I sometimes threaten go on strike. It’s then that my boss points out that, as I’m a poet, it basically makes no difference anyway.
‘What’s the difference between a striking worker and a poet?’ he asks me.
I jokingly reply that strikers tend to get more done than poets and, even though they’re striking, have a higher earning capacity.
‘Ha, ha, ha! LOL. Amiright?’ I add, in case he thinks I’m being serious. But, no, apparently it is actually the right answer.
‘I can see your life hasn’t been entirely wasted,’ he says. ‘At least you’ve learned one more thing than how to write iambic sodding pentameter. Fair play, I suppose.’
I can’t really complain about my working conditions as a poet. My ‘garret’ is a four-bedroom detached house on the Worcestershire-Birmingham border, I have easy access to notebooks, and more pencils than you can shake a stick at. But striking’s all about the money, really, isn’t it?

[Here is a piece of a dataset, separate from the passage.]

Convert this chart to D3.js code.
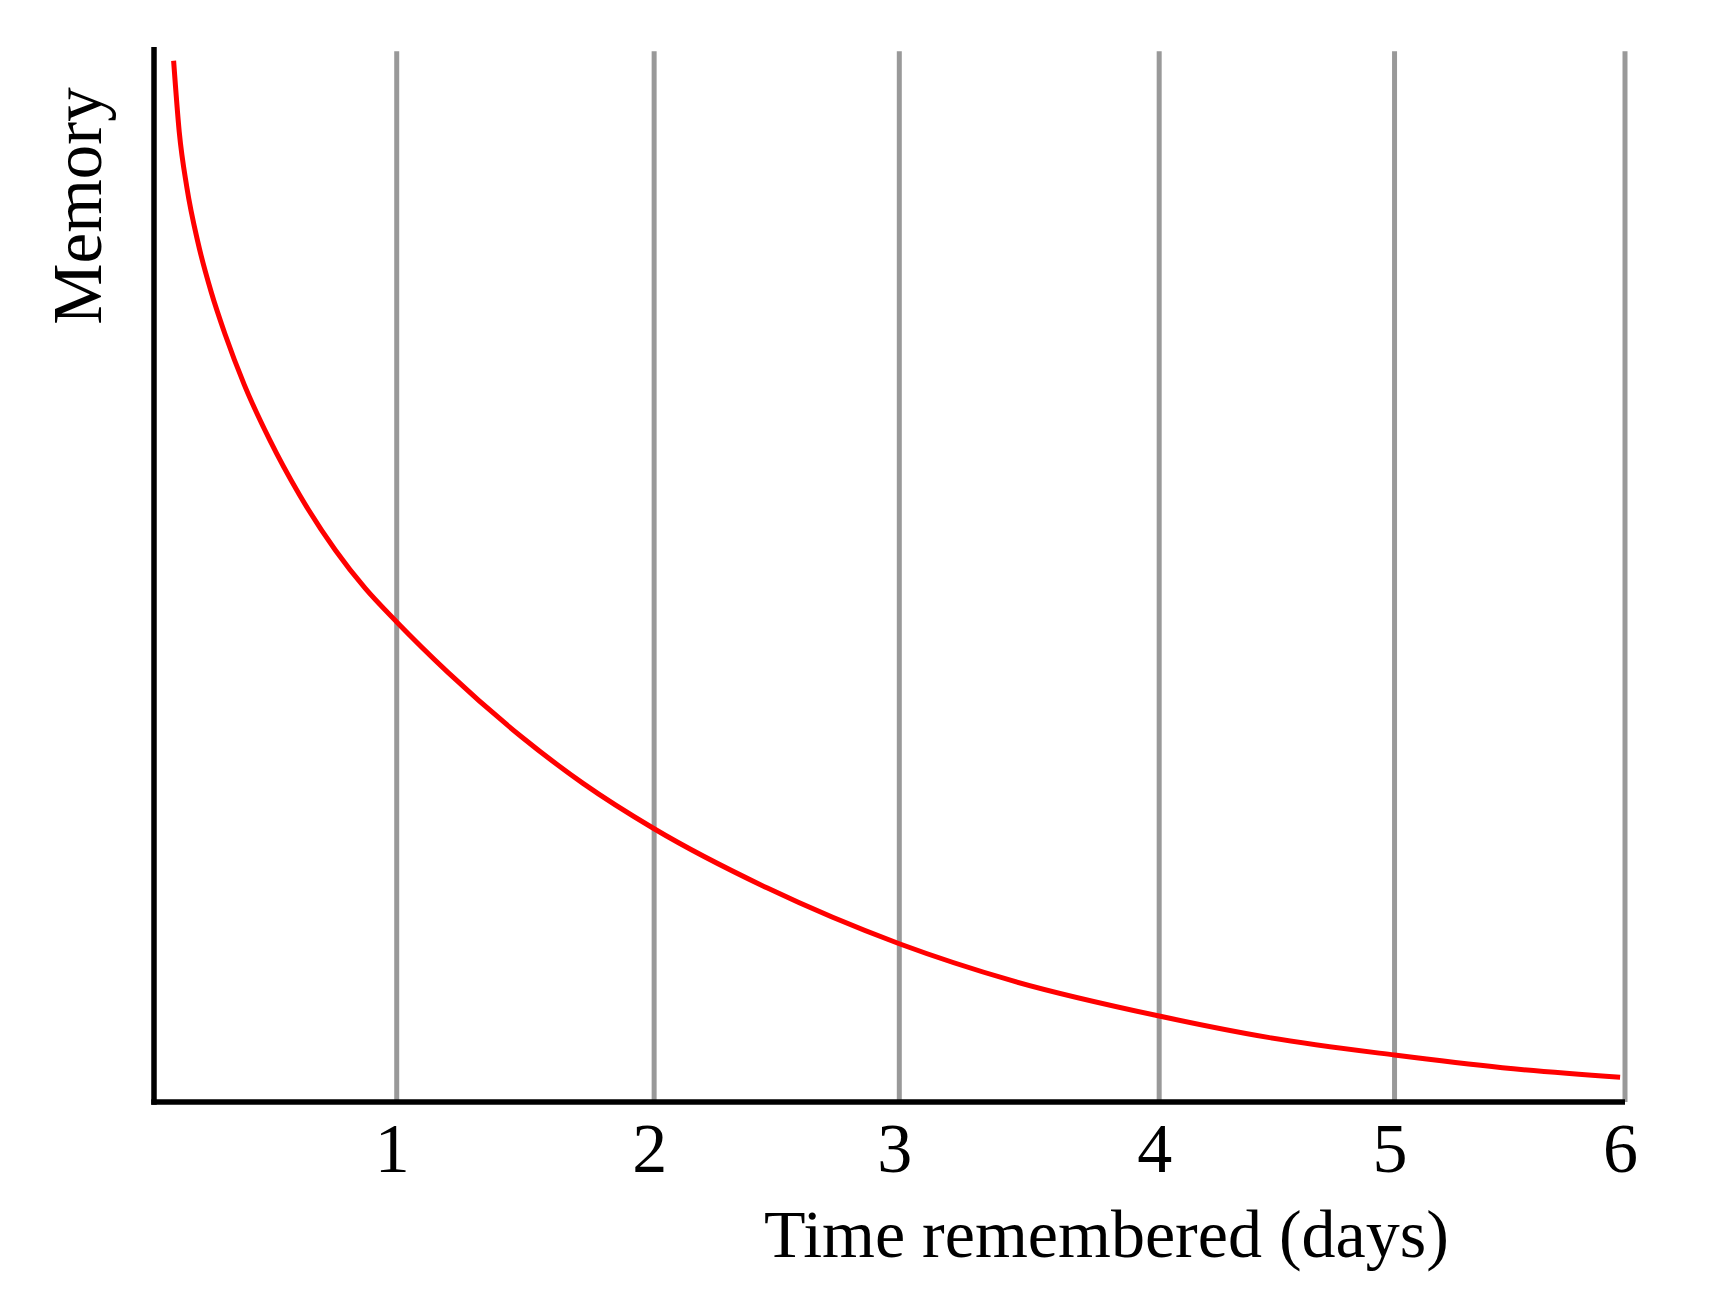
<!DOCTYPE html>
<html>
<head>
<meta charset="utf-8">
<script src="https://cdn.jsdelivr.net/npm/d3@7/dist/d3.min.js"></script>
<style>
  html, body { margin: 0; padding: 0; background: #ffffff; }
  svg { display: block; }
  text { font-family: "Liberation Serif", "Times New Roman", serif; fill: #000; }
</style>
</head>
<body>
<svg id="chart" width="1724" height="1314"></svg>
<script>
// ---- data ----
// gridline positions in days, as drawn
const gridDays = [0.99, 2.04, 3.04, 4.1, 5.06, 6.0];
const tickLabels = ["1", "2", "3", "4", "5", "6"];
// forgetting curve: days elapsed
const curveDays = [0.08, 0.103, 0.134, 0.179, 0.233, 0.291, 0.368, 0.471, 0.592, 0.74, 0.861, 0.99,
                   1.2, 1.5, 1.75, 2.04, 2.5, 3.04, 3.5, 4.1, 4.55, 5.06, 5.5, 5.98];
// memory retained (% of original)
const curveMemory = [98.7, 91.95, 86.7, 81.5, 76.8, 72.7, 68.0, 62.8, 57.6, 52.3, 48.7, 45.5,
                     40.7, 34.6, 30.2, 25.9, 20.3, 15.0, 11.5, 8.15, 6.1, 4.45, 3.25, 2.34];
const xTitle = "Time remembered (days)";
const yTitle = "Memory";

// ---- layout ----
const svg = d3.select("#chart");
const x = d3.scaleLinear().domain([0, 6]).range([154, 1625]);
const y = d3.scaleLinear().domain([0, 100]).range([1102, 47]);

// gridlines
svg.append("g").selectAll("line")
  .data(gridDays)
  .join("line")
  .attr("x1", d => x(d)).attr("x2", d => x(d))
  .attr("y1", y(0)).attr("y2", y(99.6))
  .attr("stroke", "#999999")
  .attr("stroke-width", 5);

// curve
const pts = curveDays.map((d, i) => [d, curveMemory[i]]);
svg.append("path")
  .datum(pts)
  .attr("fill", "none")
  .attr("stroke", "#ff0000")
  .attr("stroke-width", 5)
  .attr("d", d3.line().x(d => x(d[0])).y(d => y(d[1])).curve(d3.curveMonotoneX));

// x axis (domain line + labels)
const xAxis = d3.axisBottom(x)
  .tickValues(gridDays)
  .tickFormat((d, i) => tickLabels[i])
  .tickSize(0)
  .tickPadding(70);
const gx = svg.append("g").attr("transform", `translate(0,${y(0)})`).call(xAxis);
gx.select(".domain")
  .attr("d", `M${x(0) - 2.75},0H${x(6)}`)
  .attr("stroke", "#000").attr("stroke-width", 5.5);
gx.selectAll(".tick text")
  .attr("font-family", "Liberation Serif, Times New Roman, serif")
  .attr("font-size", 70)
  .attr("fill", "#000")
  .attr("dy", 0)
  .attr("dx", -5);

// y axis (domain line only)
const yAxis = d3.axisLeft(y).tickValues([]).tickSize(0);
const gy = svg.append("g").attr("transform", `translate(${x(0)},0)`).call(yAxis);
gy.select(".domain")
  .attr("d", `M0,${y(0) + 2.75}V${y(100)}`)
  .attr("stroke", "#000").attr("stroke-width", 5.5);

// titles
svg.append("text")
  .attr("x", 764).attr("y", 1257)
  .attr("font-size", 68)
  .text(xTitle);

svg.append("text")
  .attr("transform", "translate(101,206) rotate(-90)")
  .attr("text-anchor", "middle")
  .attr("font-size", 69)
  .text(yTitle);
</script>
</body>
</html>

It’s reached the stage now that whenever I bring up the subject of a raise, my boss walks over to the cupboard, takes out the bicarb, and says, in that deadpan tone he’s spent the last five years trying to perfect, ‘That’s a close as you’re likely to get, Mr So-Called Poet.’
I point out that, as a so-called ‘So-Called Poet’, I’m the one who’s supposed to be handing out the metaphors.
And then I usually threaten to go on strike again and we find ourselves caught in an infinite loop from which there is no escape.